Teatro alla Scala, 23 avril
Après le fiasco de sa mise en scène des Nozze di Figaro (2016) et l’accueil pour le moins tiède réservé à sa vision de La finta giardiniera, venue de Glyndebourne (2018), Frederic Wake-Walker a de nouveau déçu le public milanais avec cette nouvelle production d’Ariadne auf Naxos.
Au début du Prologue, quelques caravanes sont disposées au bas d’un grand escalier conduisant à une imposante villa de style néo-classique. La troupe itinérante des comédiens et chanteurs attend les instructions du Majordome, incarné par rien moins qu’Alexander Pereira. Habillé en bonimenteur de cirque, le surintendant et directeur artistique de la Scala, à la demande du metteur en scène, en fait des tonnes, surjouant un personnage qui, pour être aussi antipathique que le veut le livret, doit au contraire demeurer froid, indifférent, presque bureaucratique.
La suite ne réserve pas de surprise particulière, sauf dans les dernières minutes, quand le Compositeur se suicide d’un coup de couteau, avant de se relever, la musique terminée, pour bien montrer qu’il s’agissait seulement d’une blague, comme le confirment les applaudissements nourris de la troupe.
L’Opéra proprement dit se déroule entre des panneaux rectangulaires : un en surplomb, deux sur les côtés, un au fond, susceptible de s’ouvrir et de se refermer. Au centre, une plate-forme circulaire représente l’île de Naxos, à demi dissimulée par une forêt de cônes renversés d’une teinte bleuâtre, censés figurer la mer Égée.
Dans ce cadre abstrait, la plainte initiale d’Ariadne perd une bonne part de son impact, en raison de la gestuelle emphatique imposée par Frederic Wake-Walker à Krassimira Stoyanova. La farce jouée par les personnages de la commedia dell’arte échappe au statisme, seulement grâce aux dons d’actrice de Sabine Devieilhe. Le duo Ariadne/Bacchus, enfin, abandonne à eux-mêmes les chanteurs, contraints de se réfugier dans leur panoplie habituelle d’attitudes et d’expressions.

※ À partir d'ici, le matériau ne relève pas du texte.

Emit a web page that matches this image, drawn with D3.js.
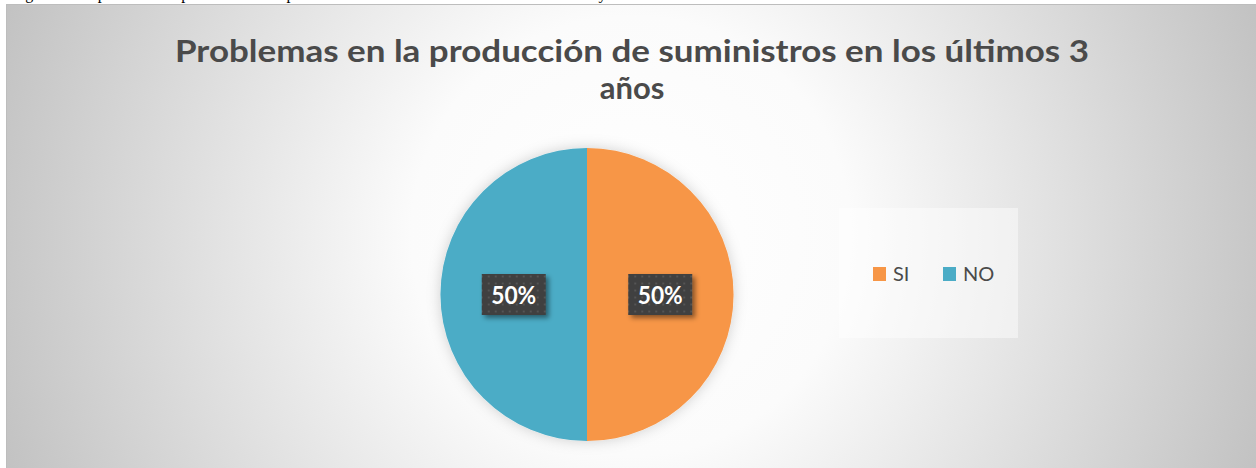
<!DOCTYPE html>
<html>
<head>
<meta charset="utf-8">
<script src="https://cdn.jsdelivr.net/npm/d3@7"></script>
<style>
  body { margin: 0; background: #fff; }
  svg { display: block; }
</style>
</head>
<body>
<div class="chart"></div>
<script>
var svgWidth = 1256;
var svgHeight = 468;

// chart data
var categories = ["SI", "NO"];
var values = [50, 50];
var colors = ["#F79646", "#4BACC6"];
var chartTitle = ["Problemas en la producción de suministros en los últimos 3", "años"];
var caption = "Figura 6. Respuesta sobre problemas en la producción de suministros en los últimos 3 años y";

var svg = d3.select(".chart")
  .append("svg")
  .attr("width", svgWidth)
  .attr("height", svgHeight);

var defs = svg.append("defs");

// radial background like the office chart area
var bg = defs.append("radialGradient")
  .attr("id", "bgGrad")
  .attr("gradientUnits", "userSpaceOnUse")
  .attr("cx", 631).attr("cy", 236).attr("r", 667);
bg.append("stop").attr("offset", "0%").attr("stop-color", "#ffffff");
bg.append("stop").attr("offset", "33%").attr("stop-color", "#fbfbfb");
bg.append("stop").attr("offset", "100%").attr("stop-color", "#c2c2c2");

// dotted pattern for the label boxes
var pat = defs.append("pattern")
  .attr("id", "dots")
  .attr("patternUnits", "userSpaceOnUse")
  .attr("width", 7).attr("height", 7);
pat.append("rect").attr("width", 7).attr("height", 7).attr("fill", "#3f3f3f");
pat.append("rect").attr("x", 2).attr("y", 2).attr("width", 2).attr("height", 2).attr("fill", "#555555");

var boxShadow = defs.append("filter").attr("id", "boxShadow")
  .attr("x", "-30%").attr("y", "-30%").attr("width", "170%").attr("height", "170%");
boxShadow.append("feDropShadow")
  .attr("dx", 3).attr("dy", 3).attr("stdDeviation", 2.5)
  .attr("flood-color", "#000").attr("flood-opacity", 0.45);

var pieShadow = defs.append("filter").attr("id", "pieShadow")
  .attr("x", "-20%").attr("y", "-20%").attr("width", "140%").attr("height", "140%");
pieShadow.append("feDropShadow")
  .attr("dx", 0).attr("dy", 0).attr("stdDeviation", 7)
  .attr("flood-color", "#000").attr("flood-opacity", 0.18);

// caption of the document, cut off above the picture (only descenders show)
svg.append("text")
  .attr("x", 12)
  .attr("y", -1.5)
  .attr("font-family", "Liberation Serif")
  .attr("font-size", 16)
  .attr("fill", "#000")
  .text(caption);

// chart area
svg.append("rect")
  .attr("x", 6.5).attr("y", 4.5)
  .attr("width", 1252).attr("height", 466)
  .attr("fill", "url(#bgGrad)")
  .attr("stroke", "#bdbdbd")
  .attr("stroke-width", 1);

// title
var titleGroup = svg.append("g");
titleGroup.append("text")
  .attr("x", 632).attr("y", 62)
  .attr("text-anchor", "middle")
  .attr("font-family", "Lato")
  .attr("font-weight", "bold")
  .attr("font-size", 31)
  .attr("fill", "#4a4a4a")
  .attr("textLength", 914)
  .attr("lengthAdjust", "spacingAndGlyphs")
  .text(chartTitle[0]);
titleGroup.append("text")
  .attr("x", 632).attr("y", 99)
  .attr("text-anchor", "middle")
  .attr("font-family", "Lato")
  .attr("font-weight", "bold")
  .attr("font-size", 31)
  .attr("fill", "#4a4a4a")
  .text(chartTitle[1]);

// pie
var radius = 146.5;
var pieGroup = svg.append("g")
  .attr("transform", "translate(587, 294.5)");

var pie = d3.pie().sort(null).value(d => d);
var arc = d3.arc().innerRadius(0).outerRadius(radius);
var labelArc = d3.arc().innerRadius(0).outerRadius(radius);

var arcs = pie(values);

pieGroup.append("g")
  .attr("filter", "url(#pieShadow)")
  .selectAll("path")
  .data(arcs)
  .enter()
  .append("path")
  .attr("d", arc)
  .attr("fill", (d, i) => colors[i]);

// data labels
var labels = pieGroup.selectAll(".lbl")
  .data(arcs)
  .enter()
  .append("g")
  .attr("class", "lbl")
  .attr("transform", d => `translate(${labelArc.centroid(d)})`);

labels.append("rect")
  .attr("x", -32).attr("y", -20.5)
  .attr("width", 64).attr("height", 41)
  .attr("fill", "url(#dots)")
  .attr("filter", "url(#boxShadow)");

labels.append("text")
  .attr("y", 9.5)
  .attr("text-anchor", "middle")
  .attr("font-family", "Lato")
  .attr("font-weight", "bold")
  .attr("font-size", 25)
  .attr("fill", "#ffffff")
  .attr("textLength", 45)
  .attr("lengthAdjust", "spacingAndGlyphs")
  .text(d => Math.round(d.data / d3.sum(values) * 100) + "%");

// legend
var legend = svg.append("g");
legend.append("rect")
  .attr("x", 839).attr("y", 208)
  .attr("width", 179).attr("height", 130)
  .attr("fill", "#ffffff")
  .attr("opacity", 0.45);

var legendX = d3.scaleOrdinal()
  .domain(categories)
  .range([873, 943]);

var items = legend.selectAll(".item")
  .data(categories)
  .enter()
  .append("g")
  .attr("class", "item")
  .attr("transform", d => `translate(${legendX(d)}, 267)`);

items.append("rect")
  .attr("width", 13).attr("height", 14)
  .attr("fill", (d, i) => colors[i]);

items.append("text")
  .attr("x", 20).attr("y", 14)
  .attr("font-family", "Lato")
  .attr("font-size", 20)
  .attr("fill", "#4a4a4a")
  .text(d => d);
</script>
</body>
</html>
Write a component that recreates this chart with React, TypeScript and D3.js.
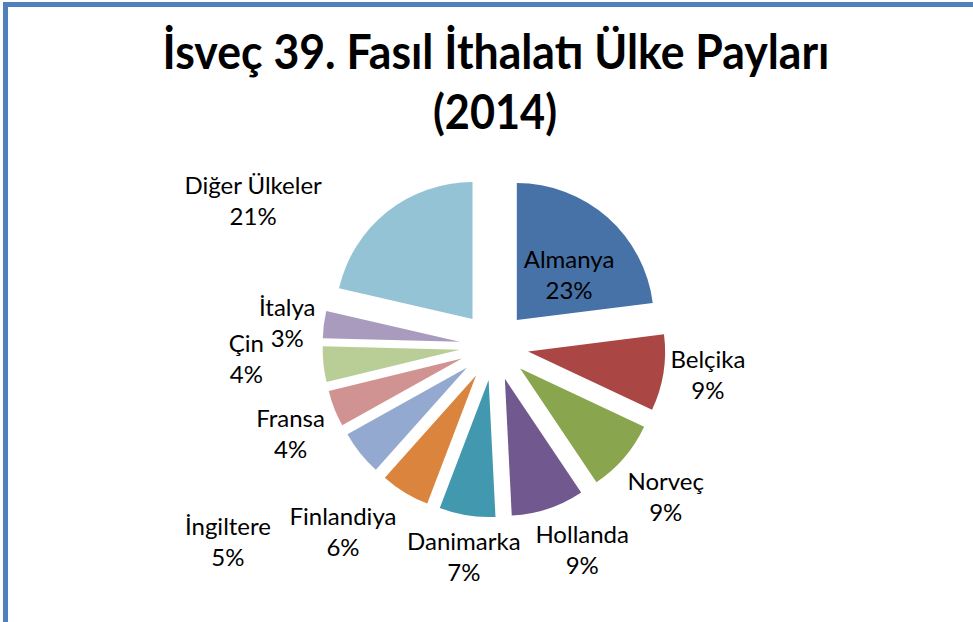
import React from "react";
import * as d3 from "d3";

const countries = ["Almanya", "Belçika", "Norveç", "Hollanda", "Danimarka", "Finlandiya", "İngiltere", "Fransa", "Çin", "İtalya", "Diğer Ülkeler"];
const shares = [23.0, 9.0, 8.6, 8.6, 6.6, 5.8, 5.3, 4.3, 4.2, 3.2, 21.4];
const titleLines = ["İsveç 39. Fasıl İthalatı Ülke Payları", "(2014)"];

// layout (not data): label placement in polar coordinates from pie centre
const labelAngleDeg = [46.8, 97.9, 131.4, 156.7, 188.1, 219.0, 233.5, 246.4, 266.9, 276.2, 301.0];
const labelRadius = [103, 216, 229, 223, 214, 240, 331, 222, 248, 208, 281];
const colors = ["#4672A8", "#AA4644", "#89A54E", "#71588F", "#4298AF", "#DB843D", "#93A9CF", "#D19392", "#B9CD96", "#A99BBD", "#93C3D4"];

const W = 973, H = 622;
const cx = 494, cy = 346, R = 137, explode = 34.5;
const font = "Lato, 'Open Sans', sans-serif";

export default function App() {
  const pie = d3.pie<number>().sort(null).value((d) => d).startAngle(0).endAngle(2 * Math.PI);
  const arcs = pie(shares);
  const arc = d3.arc<d3.PieArcDatum<number>>().innerRadius(0).outerRadius(R);
  const total = d3.sum(shares);

  return (
    <svg width={W} height={H} style={{ position: "absolute", left: 0, top: 0, background: "#fff" }}>
      <rect x={5.5} y={4.5} width={1200} height={1200} fill="#fff" stroke="#4F81BD" strokeWidth={5} />
      <g fontFamily={font} fontWeight="bold" fontSize={47} textAnchor="middle" fill="#000">
        <text x={496} y={69} textLength={667} lengthAdjust="spacingAndGlyphs">{titleLines[0]}</text>
        <text x={495} y={129} textLength={124} lengthAdjust="spacingAndGlyphs">{titleLines[1]}</text>
      </g>
      <g transform={`translate(${cx},${cy})`}>
        {arcs.map((a, i) => {
          const mid = (a.startAngle + a.endAngle) / 2;
          const dx = Math.sin(mid) * explode;
          const dy = -Math.cos(mid) * explode;
          return (
            <path key={countries[i]} d={arc(a) || ""} transform={`translate(${dx},${dy})`} fill={colors[i]} />
          );
        })}
        {arcs.map((a, i) => {
          const ang = (labelAngleDeg[i] * Math.PI) / 180;
          const lx = Math.sin(ang) * labelRadius[i];
          const ly = -Math.cos(ang) * labelRadius[i];
          const pct = Math.round((a.value / total) * 100) + "%";
          return (
            <text key={"l" + i} x={lx} y={ly - 7.5} textAnchor="middle" fontFamily={font} fontSize={24} fill="#000">
              <tspan x={lx} dy={0}>{countries[i]}</tspan>
              <tspan x={lx} dy={31}>{pct}</tspan>
            </text>
          );
        })}
      </g>
    </svg>
  );
}
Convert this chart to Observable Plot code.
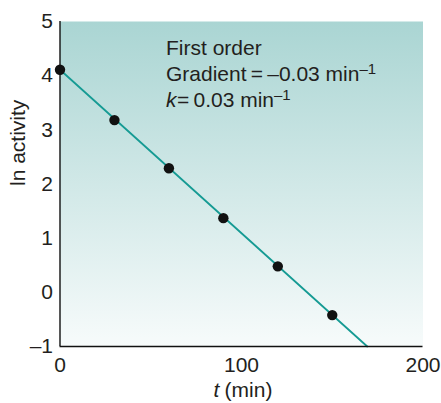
<!DOCTYPE html>
<html><head><meta charset="utf-8">
<script src="https://cdn.jsdelivr.net/npm/d3@7"></script>
<script src="https://cdn.jsdelivr.net/npm/@observablehq/plot@0.6"></script>
<style>
body{margin:0;background:#fff;} svg{display:block;}
g[aria-label="x-axis tick label"] text, g[aria-label="y-axis tick label"] text { font-size: 21px !important; }
</style>
</head><body><div id="chart"></div>
<script>
const times = [0, 30, 60, 90, 120, 150];
const lnActivity = [4.11, 3.18, 2.29, 1.37, 0.48, -0.42];
const fitX = [0, 169.3];
const fitY = [4.11, -1];
const xTicks = [0, 100, 200];
const yTicks = [-1, 0, 1, 2, 3, 4, 5];
const noteLines = ["First order", "Gradient\u2009=\u2009–0.03 min", "=\u20090.03 min"];
const supText = "–1";

const pts = times.map((t, i) => ({t, v: lnActivity[i]}));
const fit = fitX.map((t, i) => ({t, v: fitY[i]}));

const defs = () => {
  const d = d3.create("svg:defs");
  const g = d.append("linearGradient").attr("id", "bg").attr("x1", 0).attr("y1", 0).attr("x2", 0).attr("y2", 1);
  g.append("stop").attr("offset", "0%").attr("stop-color", "#aad5d3");
  g.append("stop").attr("offset", "100%").attr("stop-color", "#f7fbfb");
  return d.node();
};

const fmt = d => d < 0 ? "–" + Math.abs(d) : String(d);
const font = "'Liberation Sans', Arial, Helvetica, sans-serif";
const ink = "#231f20";
const fs = 21;
const chart = Plot.plot({
  width: 441, height: 403,
  marginLeft: 59.5, marginRight: 18.5, marginTop: 21, marginBottom: 57,
  style: {fontFamily: font, fontSize: fs + "px", color: ink, background: "#fff"},
  x: {domain: [0, 200], label: null},
  y: {domain: [-1, 5], label: null},
  marks: [
    defs,
    Plot.frame({fill: "url(#bg)", stroke: "none"}),
    Plot.line(fit, {x: "t", y: "v", stroke: "#169b94", strokeWidth: 1.8}),
    Plot.dot(pts, {x: "t", y: "v", r: 5.2, fill: "#111", stroke: "none"}),
    Plot.ruleX([0], {stroke: "#111", strokeWidth: 1.4}),
    Plot.ruleY([-1], {stroke: "#111", strokeWidth: 1.4}),
    Plot.axisX({ticks: xTicks, tickSize: 0, tickPadding: 11, tickFormat: fmt, label: null}),
    Plot.axisY({ticks: yTicks, tickSize: 0, tickPadding: 7, tickFormat: fmt, label: null}),
    Plot.text([noteLines[0]], {frameAnchor: "top-left", dx: 106, dy: 19, text: d => d, textAnchor: "start", lineAnchor: "top", fontSize: fs, fill: ink}),
    Plot.text([noteLines[1]], {frameAnchor: "top-left", dx: 106, dy: 45, text: d => d, textAnchor: "start", lineAnchor: "top", fontSize: fs, fill: ink, className: "sup"}),
    Plot.text(["k"], {frameAnchor: "top-left", dx: 106, dy: 71, text: d => d, textAnchor: "start", lineAnchor: "top", fontSize: fs, fontStyle: "italic", fill: ink}),
    Plot.text([noteLines[2]], {frameAnchor: "top-left", dx: 117, dy: 71, text: d => d, textAnchor: "start", lineAnchor: "top", fontSize: fs, fill: ink, className: "sup"}),
    Plot.text(["ln activity"], {frameAnchor: "left", dx: -42, dy: 2, text: d => d, rotate: -90, fontSize: fs, fill: ink}),
    Plot.text(["t"], {frameAnchor: "bottom", dx: -25, dy: 50, text: d => d, fontSize: fs, fontStyle: "italic", fill: ink}),
    Plot.text(["(min)"], {frameAnchor: "bottom", dx: 7, dy: 50, text: d => d, fontSize: fs, fill: ink})
  ]
});
// superscript "–1" after "min"
chart.querySelectorAll("g.sup text").forEach(t => {
  const ts = document.createElementNS("http://www.w3.org/2000/svg", "tspan");
  ts.setAttribute("font-size", "15");
  ts.setAttribute("dy", "-7");
  ts.textContent = supText;
  t.appendChild(ts);
});
document.getElementById("chart").append(chart);
</script></body></html>
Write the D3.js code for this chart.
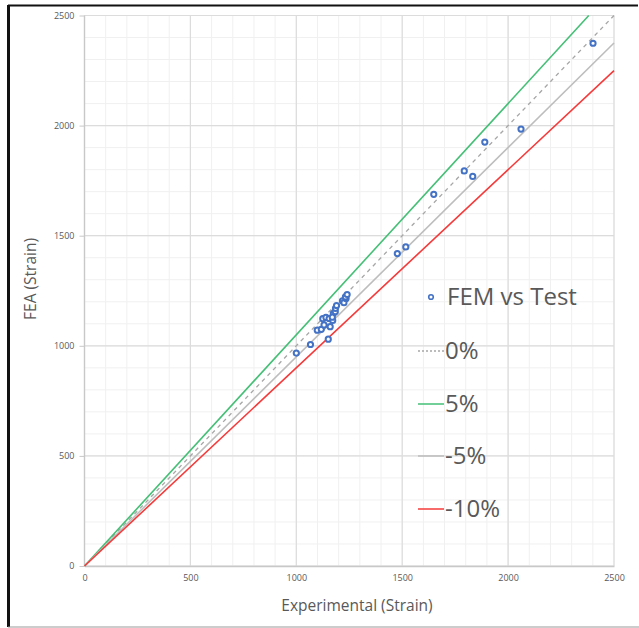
<!DOCTYPE html>
<html lang="en">
<head>
<meta charset="utf-8">
<title>FEA vs Experimental</title>
<script src="https://cdn.jsdelivr.net/npm/d3@7"></script>
<style>
  body { margin: 0; background: #fff; }
  svg { display: block; font-family: "Open Sans", sans-serif; }
</style>
</head>
<body>
<div id="chart"></div>
<script>
// measured points (experimental, FEA)
var testStrain = [1000, 1067, 1151, 1099, 1118, 1131, 1160, 1125, 1140, 1155, 1172, 1175, 1170, 1184, 1185, 1190, 1218, 1225, 1235, 1232, 1240,
                  1477, 1517, 1649, 1793, 1833, 1890, 2061, 2401];
var feaStrain  = [967, 1006, 1030, 1071, 1075, 1095, 1087, 1123, 1129, 1124, 1115, 1147, 1130, 1155, 1170, 1183, 1204, 1196, 1215, 1222, 1233,
                  1419, 1449, 1688, 1794, 1769, 1925, 1984, 2374];

// reference lines y = k * x
var refNames  = ["0%", "5%", "-5%", "-10%"];
var refSlopes = [1.00, 1.05, 0.95, 0.90];
var refColors = ["#a6a6a6", "#45bf76", "#bdbdbd", "#f43a3a"];
var refDash   = ["4,4", null, null, null];

var ticks = [0, 500, 1000, 1500, 2000, 2500];

var w = 639, h = 628;
var x0 = 84.5, x1 = 614, y0 = 566, y1 = 15.5;

var svg = d3.select("#chart").append("svg").attr("width", w).attr("height", h);

var xScale = d3.scaleLinear().domain([0, 2500]).range([x0, x1]);
var yScale = d3.scaleLinear().domain([0, 2500]).range([y0, y1]);

// frame of the screenshot
svg.append("line").attr("x1", 8).attr("x2", 638).attr("y1", 5.5).attr("y2", 5.5)
  .attr("stroke", "#111").attr("stroke-width", 2);
svg.append("line").attr("x1", 8.5).attr("x2", 8.5).attr("y1", 5).attr("y2", 627)
  .attr("stroke", "#111").attr("stroke-width", 3);
svg.append("line").attr("x1", 8).attr("x2", 639).attr("y1", 627).attr("y2", 627)
  .attr("stroke", "#999").attr("stroke-width", 1);

// minor grid
var minor = d3.range(0, 2501, 100);
svg.append("g").selectAll("line").data(minor).enter().append("line")
  .attr("x1", function(d) { return xScale(d); }).attr("x2", function(d) { return xScale(d); })
  .attr("y1", y0).attr("y2", y1)
  .attr("stroke", "#f0f0f0").attr("stroke-width", 1);
svg.append("g").selectAll("line").data(minor).enter().append("line")
  .attr("y1", function(d) { return yScale(d); }).attr("y2", function(d) { return yScale(d); })
  .attr("x1", x0).attr("x2", x1)
  .attr("stroke", "#f0f0f0").attr("stroke-width", 1);

// major grid
svg.append("g").selectAll("line").data(ticks).enter().append("line")
  .attr("x1", function(d) { return xScale(d); }).attr("x2", function(d) { return xScale(d); })
  .attr("y1", y0).attr("y2", y1)
  .attr("stroke", "#dcdcdc").attr("stroke-width", 1.2);
svg.append("g").selectAll("line").data(ticks).enter().append("line")
  .attr("y1", function(d) { return yScale(d); }).attr("y2", function(d) { return yScale(d); })
  .attr("x1", x0).attr("x2", x1)
  .attr("stroke", "#dcdcdc").attr("stroke-width", 1.2);

// axes
var xAxis = d3.axisBottom(xScale).tickValues(ticks).tickFormat(d3.format("d")).tickSize(0).tickPadding(9);
var yAxis = d3.axisLeft(yScale).tickValues(ticks).tickFormat(d3.format("d")).tickSize(5).tickPadding(5);

var gx = svg.append("g").attr("transform", "translate(0," + y0 + ")").call(xAxis);
var gy = svg.append("g").attr("transform", "translate(" + x0 + ",0)").call(yAxis);
[gx, gy].forEach(function(g) {
  g.select(".domain").attr("stroke", "#c8c8c8").attr("stroke-width", 1.3);
  g.selectAll(".tick line").attr("stroke", "#c8c8c8");
  g.selectAll(".tick text").attr("fill", "#595959").attr("font-size", 9)
    .attr("font-family", "'Open Sans', sans-serif");
});
gy.select(".domain").attr("d", "M0," + y0 + "V" + y1);

// reference lines
var refs = refSlopes.map(function(k, i) {
  var xe = Math.min(2500, 2500 / k);
  return { name: refNames[i], pts: [[0, 0], [xe, k * xe]], color: refColors[i], dash: refDash[i] };
});
var line = d3.line().x(function(d) { return xScale(d[0]); }).y(function(d) { return yScale(d[1]); });
svg.append("g").selectAll("path").data(refs).enter().append("path")
  .attr("d", function(d) { return line(d.pts); })
  .attr("fill", "none")
  .attr("stroke", function(d) { return d.color; })
  .attr("stroke-width", function(d) { return d.dash ? 1.3 : 1.6; })
  .attr("stroke-dasharray", function(d) { return d.dash; });

// points
svg.append("g").selectAll("circle").data(testStrain).enter().append("circle")
  .attr("cx", function(d) { return xScale(d); })
  .attr("cy", function(d, i) { return yScale(feaStrain[i]); })
  .attr("r", 2.6)
  .attr("fill", "#fff")
  .attr("stroke", "#4472c4")
  .attr("stroke-width", 2);

// axis titles
svg.append("text").attr("x", 357).attr("y", 611).attr("text-anchor", "middle")
  .attr("font-size", 15.5).attr("fill", "#595959").text("Experimental (Strain)");
svg.append("text").attr("transform", "translate(36,279) rotate(-90)").attr("text-anchor", "middle")
  .attr("font-size", 15.5).attr("fill", "#595959").text("FEA (Strain)");

// legend
var legend = svg.append("g");
legend.append("circle").attr("cx", 431).attr("cy", 297).attr("r", 2.3)
  .attr("fill", "#fff").attr("stroke", "#4472c4").attr("stroke-width", 1.6);
legend.append("text").attr("x", 447).attr("y", 305).attr("font-size", 24).attr("fill", "#595959")
  .text("FEM vs Test");
var legY = [351, 404, 456, 509];
refs.forEach(function(r, i) {
  legend.append("line").attr("x1", 418).attr("x2", 444).attr("y1", legY[i]).attr("y2", legY[i])
    .attr("stroke", r.color).attr("stroke-width", 1.5).attr("stroke-dasharray", r.dash ? "2,2" : null);
  legend.append("text").attr("x", 445).attr("y", legY[i] + 8).attr("font-size", 24).attr("fill", "#595959")
    .text(r.name);
});
</script>
</body>
</html>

Passons sur les projections vidéo supposées enrichir le tableau final (figures géométriques, étoiles, galaxies, feux d’artifice…), d’une banalité affligeante, pour regretter surtout l’absence de continuité entre l’Opéra et le Prologue, qui semblent appartenir à deux spectacles différents. Frederic Wake-Walker n’exploite aucune des perches tendues par Strauss et Hofmannsthal en la matière, se contentant de la plus plate convention, jusque dans la caractérisation des personnages (le Maître à danser homosexuel, devenu un cliché des mises en scène d’Ariadne auf Naxos !).
Malgré l’effectif orchestral réduit imposé par le compositeur, la direction de Franz Welser-Möst sonne constamment pesante et tragique, sans rien de la légèreté, de la transparence et de l’ironie que l’on attend ici. Le chef autrichien a même la main tellement lourde qu’il en vient à couvrir les chanteurs !
Krassimira Stoyanova déploie le timbre onctueux et l’émission homogène qu’on lui connaît. Ce n’est pas de sa faute si, faute d’indication du metteur en scène, sa caractérisation d’Ariadne demeure superficielle. En Zerbinetta, Sabine Devieilhe est vocalement précise et expressive, même si elle n’a pas tout à fait le volume nécessaire pour s’imposer dans une salle aussi vaste que la Scala.
Daniela Sindram, en revanche, offre un pâle Compositeur, incapable d’exprimer la fièvre créatrice et les contradictions du personnage. Bacchus médiocre de Michael König, à la voix grisâtre et sans projection, le Maître de musique de Markus Werba méritant une mention parmi la foule des seconds plans.